The labour market changes, job descriptions change and job search techniques change. However, one thing has remained consistent- the job interview. It is in essence a pitch, a chance to sell yourself and the first 30 seconds can be the most important – to be a cut above the rest you need to be on the ball.
Whilst finding the right job can often prove stressful it is always possible to take confidence from every small victory. In today’s competitive job market even an invitation to attend an interview means you’re a strong candidate. However, you still have to prove you can do the job, and that you’ll fit in with the company culture and other employees. This is where practising interview technique can pay dividends. Across sectors one of the least thought of and often under practiced skills is that of preparing effectively for interview. Thankfully this is a skill that stays with you and will remain relevant throughout your career.
How do employers approach interviews?
An interview can be a daunting enough prospect and Cpl’s recent Employment Monitor survey found many employers are now changing tactics when they evaluate candidates. The important role social media now plays in recruitment is an example of this shift and not to be underestimated. Whist our survey found that half of employers are banning social media in the workplace you can be assured increasing number of employers are reviewing any candidates using social media. Ensure any social media presence you have is both appropriate and appealing.
In addition, Cpl’s survey found that 60% of interviewers now like to throw curve balls at their prospective employees. Questions that aim to test your response and thinking patterns. Most famously perhaps are the ‘Google Questions’ a series of questions used by Google to check how logical you really are. These questions aim to confuse, both with their deceptive simplicity such as ‘why are manhole covers round?’, and their demand for logical thinking such as ‘how many golf balls can you fit in a school bus?’ Whilst difficult, getting the correct answer isn’t necessarily everything. As long as you show an ability to understand the question and can logically think about the answer you are on the right tracks. Whilst by their very nature you can’t always prepare for a curve ball there are certain things you must do to give yourself a fighting chance in an interview.

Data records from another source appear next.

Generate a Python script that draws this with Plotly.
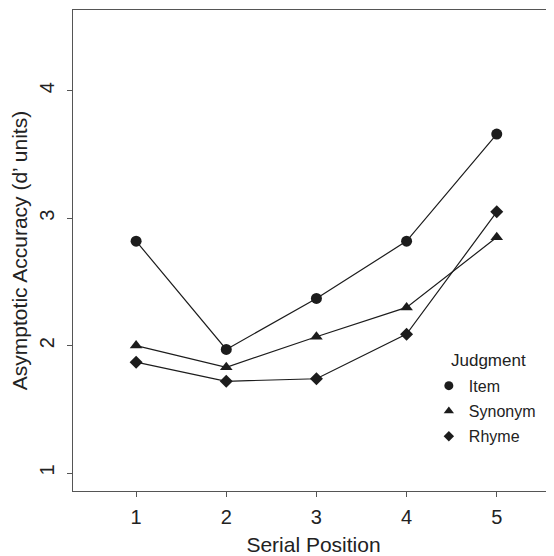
import plotly.graph_objects as go

serial_position = [1, 2, 3, 4, 5]
item = [2.82, 1.97, 2.37, 2.82, 3.66]
synonym = [2.00, 1.83, 2.07, 2.30, 2.85]
rhyme = [1.87, 1.72, 1.74, 2.09, 3.05]

x_ticks = [1, 2, 3, 4, 5]
y_ticks = [1, 2, 3, 4]

FONT = "Liberation Sans, Arial, Helvetica, sans-serif"
INK = "#1c1c1c"
TXT = "#222222"

series = [
    ("Item", item, "circle", 11),
    ("Synonym", synonym, "triangle-up", 11),
    ("Rhyme", rhyme, "diamond", 10),
]

fig = go.Figure()
for name, vals, sym, size in series:
    fig.add_trace(go.Scatter(
        x=serial_position, y=vals, mode="lines+markers",
        line=dict(color=INK, width=1.2),
        marker=dict(symbol=sym, size=size, color=INK),
        showlegend=False, hoverinfo="skip",
    ))
for name, vals, sym, size in series:
    fig.add_trace(go.Scatter(
        x=[None], y=[None], mode="markers", name=name, legendgroup=name,
        marker=dict(symbol=sym, size=size - 2, color=INK),
    ))

fig.update_layout(
    width=546, height=548,
    margin=dict(l=65, r=0, t=2, b=65, autoexpand=False),
    paper_bgcolor="white", plot_bgcolor="white",
    font=dict(family=FONT, color=TXT, size=20),
    legend=dict(
        x=0.7398, y=0.2542, xanchor="left", yanchor="top",
        bgcolor="rgba(0,0,0,0)",
        font=dict(size=16, family=FONT, color=TXT),
        itemwidth=30, tracegroupgap=1.5,
    ),
    annotations=[dict(
        text="Judgment", x=0.7817, y=0.2723, xref="paper", yref="paper",
        xanchor="left", yanchor="middle", showarrow=False,
        font=dict(size=17, family=FONT, color=TXT),
    )],
    xaxis=dict(
        range=[0.3, 5.635], tickvals=x_ticks, ticktext=[str(v) for v in x_ticks],
        showgrid=False, zeroline=False, automargin=False,
        showline=True, linecolor="#555555", linewidth=1, mirror=True,
        ticks="outside", ticklen=5, tickcolor="#555555",
        tickfont=dict(size=20), ticklabelstandoff=3,
        title=dict(text="Serial Position", font=dict(size=21), standoff=16),
    ),
    yaxis=dict(
        range=[0.859, 4.634], tickvals=y_ticks, ticktext=[str(v) for v in y_ticks],
        showgrid=False, zeroline=False, automargin=False,
        showline=True, linecolor="#555555", linewidth=1,
        ticks="outside", ticklen=5, tickcolor="#555555",
        tickangle=-90, tickfont=dict(size=20), ticklabelstandoff=5,
        title=dict(text="Asymptotic Accuracy (d’ units)", font=dict(size=21), standoff=4),
    ),
)

fig.write_html("out.html")
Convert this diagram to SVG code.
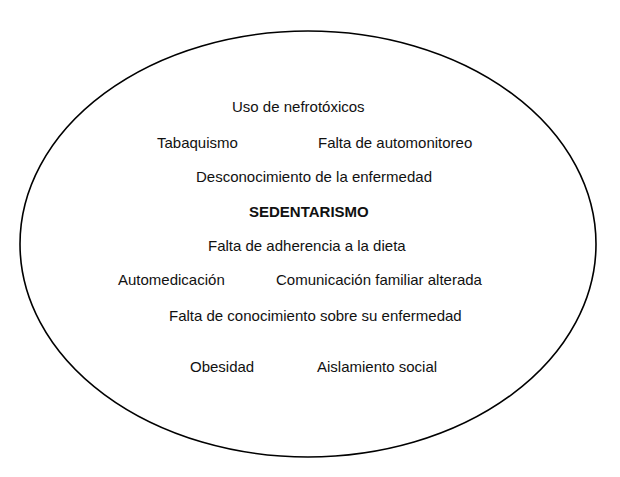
<svg xmlns="http://www.w3.org/2000/svg" width="620" height="477" viewBox="0 0 620 477">
<style>
text{font-family:"Liberation Sans",Arial,sans-serif;font-size:15px;fill:#111}
.b{font-weight:bold}
.e{fill:none;stroke:#000;stroke-width:1.6}
</style>
<rect width="620" height="477" fill="#fff"/>
<g id="boundary"><ellipse class="e" cx="308" cy="244" rx="288" ry="213"/></g>
<g id="connectors"></g>
<g id="n1"><text x="232" y="112">Uso de nefrotóxicos</text></g>
<g id="n2"><text x="157" y="148">Tabaquismo</text></g>
<g id="n3"><text x="318" y="148">Falta de automonitoreo</text></g>
<g id="n4"><text x="196" y="182">Desconocimiento de la enfermedad</text></g>
<g id="n5"><text class="b" x="249" y="217">SEDENTARISMO</text></g>
<g id="n6"><text x="208" y="251">Falta de adherencia a la dieta</text></g>
<g id="n7"><text x="118" y="285">Automedicación</text></g>
<g id="n8"><text x="276" y="285">Comunicación familiar alterada</text></g>
<g id="n9"><text x="169" y="321">Falta de conocimiento sobre su enfermedad</text></g>
<g id="n10"><text x="190" y="372">Obesidad</text></g>
<g id="n11"><text x="317" y="372">Aislamiento social</text></g>
</svg>
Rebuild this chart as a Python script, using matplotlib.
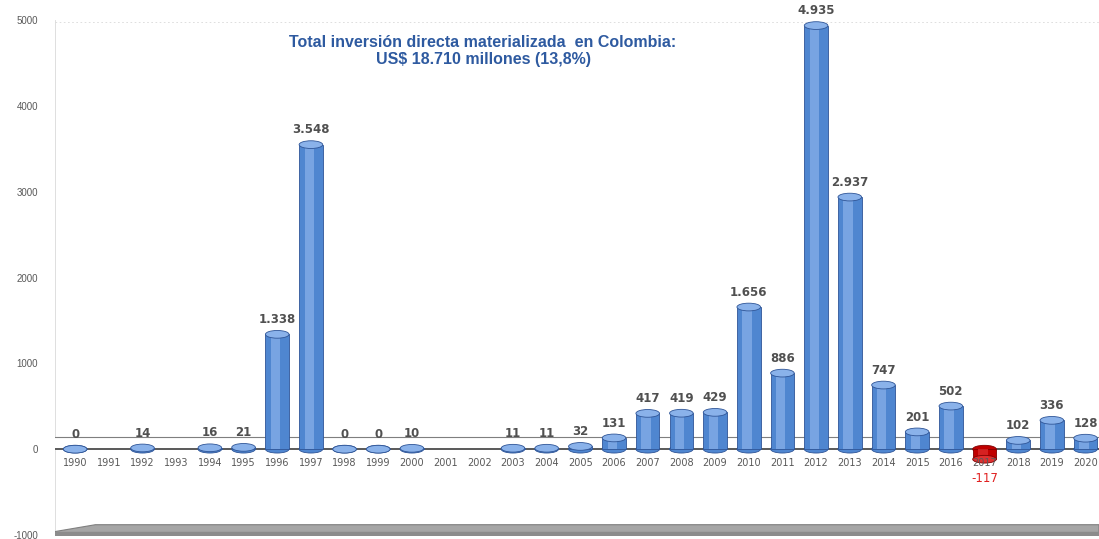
import matplotlib
matplotlib.use('Agg')

import matplotlib.pyplot as plt
from matplotlib.patches import Ellipse, Polygon
import numpy as np

plt.rcParams['font.family'] = ['Liberation Sans', 'DejaVu Sans']

years = [str(y) for y in range(1990, 2021)]
# None = no bar / no label for that year
values = [0, None, 14, None, 16, 21, 1338, 3548, 0, 0, 10, None, None, 11, 11, 32,
          131, 417, 419, 429, 1656, 886, 4935, 2937, 747, 201, 502, -117, 102, 336, 128]
y_ticks = [-1000, 0, 1000, 2000, 3000, 4000, 5000]
title_lines = ["Total inversión directa materializada  en Colombia:",
               "US$ 18.710 millones (13,8%)"]


def fmt(v):
    return f"{v:,}".replace(",", ".")


fig = plt.figure(figsize=(10.99, 5.39), dpi=100)
ax = fig.add_axes([0.05, 0.0074, 0.95, 0.9555])
ax.set_xlim(-0.6, 30.4)
ax.set_ylim(-1000, 5000)

# floor at zero (thin slab)
ax.fill_between([-0.6, 30.4], 0, 140, color='white', zorder=1)
ax.axhline(0, color='#595959', lw=1.4, zorder=1)
ax.axhline(140, color='#7f7f7f', lw=0.8, zorder=1)

# bottom platform near -1000
plat = Polygon([[-0.6, -1000], [30.4, -1000], [30.4, -880], [0.6, -880], [-0.6, -960]],
               closed=True, facecolor='#a6a6a6', edgecolor='#7f7f7f', lw=0.8, zorder=1)
ax.add_patch(plat)
ax.fill_between([-0.6, 30.4], -1000, -960, color='#8c8c8c', zorder=1)

# faint back wall edges
ax.axvline(-0.6, color='#d9d9d9', lw=0.6, zorder=0)
ax.plot([-0.6, 30.4], [4980, 4980], color='#d9d9d9', lw=0.6, ls=(0, (2, 3)), zorder=0)

x = np.arange(len(years))
w = 0.7
for i, v in enumerate(values):
    if v is None:
        continue
    if v < 0:
        face, light, edge = '#c00000', '#e03030', '#800000'
    else:
        face, light, edge = '#4f86d0', '#8ab2ea', '#2f5597'
    ax.bar(i, v, width=w, color=face, edgecolor=edge, lw=0.6, zorder=2)
    ax.bar(i - 0.05, v, width=w * 0.4, color=light, lw=0, alpha=0.7, zorder=3)
    ax.add_patch(Ellipse((i, v), w, 90, facecolor=light, edgecolor=edge, lw=0.6, zorder=4))
    ax.add_patch(Ellipse((i, 0), w, 90, facecolor=face,
                         edgecolor=edge, lw=0.6, zorder=1.5))
    if v < 0:
        ax.annotate(fmt(v), (i, v), xytext=(0, -9), textcoords='offset points',
                    ha='center', va='top', fontsize=8.5, color='#e02020',
                    family='DejaVu Sans', zorder=6)
    else:
        ax.annotate(fmt(v), (i, v), xytext=(0, 6), textcoords='offset points',
                    ha='center', va='bottom', fontsize=8.5, fontweight='bold',
                    color='#505050', family='DejaVu Sans')

for i, yr in enumerate(years):
    ax.text(i, -165, yr, ha='center', va='center', fontsize=7, color='#595959',
            family='DejaVu Sans', zorder=5)

ax.set_xticks([])
ax.set_yticks(y_ticks)
ax.set_yticklabels([str(t) for t in y_ticks], fontsize=7, color='#595959')
ax.tick_params(axis='y', length=0, pad=12)
for s in ax.spines.values():
    s.set_visible(False)

ax.text(0.41, 0.97, title_lines[0] + "\n" + title_lines[1], transform=ax.transAxes,
        ha='center', va='top', fontsize=11.5, fontweight='bold', color='#2e5aa0',
        linespacing=1.15, zorder=6)

fig.savefig('out.png', dpi=100)
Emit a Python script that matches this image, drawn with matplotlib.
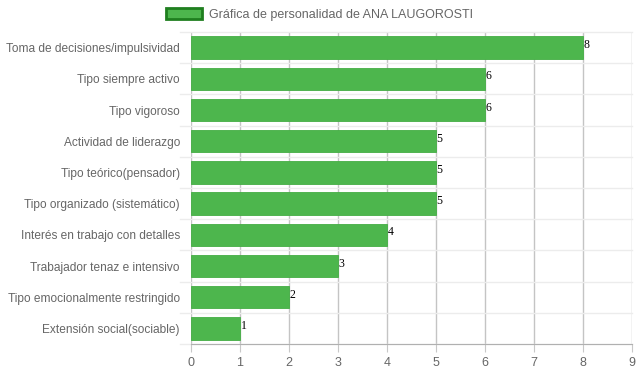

How do you succeed at interviews?
1. Research Effectively
You are certain to be asked specific questions about the company, so make sure you’ve done your homework on things like the company’s profits from the previous year and latest products. Also take a look at the most recent developments in the industry so you can converse with confidence.
2. Dress to Impress
Appearances shouldn’t matter, but the fact is that you are often judged before you’ve even said a word. Make sure your shoes are polished, you’re dressed appropriately. Dressing one level above the job you’re applying for shows a desire to succeed.
3. Practice Responses
Although there is no set format that every job interview will follow, there are some questions that you can almost guarantee will crop up. You should prepare answers to some of the most common interview questions about your personal strengths and weaknesses, as well as being able to explain why you have the right skills for the job. Our survey found that for many employers practical experience is vital and they expect students to have gained some. Reflect on any relevant experience you have had and be ready to speak about how this has translated into skills which you can bring to the job.
4. Stay calm
Good preparation is the key to staying in control. Plan your route, allowing extra time for any unexpected delays and get everything you need to take with you ready the night before. Remember to speak clearly, smile and remember that your interviewers are just normal people!
5. Appear interested
96% of employers in Cpl’s recent survey stated that attitude trumps skills in their search for a candidate. Asking questions is a great way to display a positive attitude and remember interviews are a two-way street: you’re evaluating the interviewer and they’re evaluating you. You should always have some questions for your interviewer to demonstrate your interest in the position. Prepare a minimum of four questions, some which will give you more information about the job and some which explore deeper into the culture and goals of the company.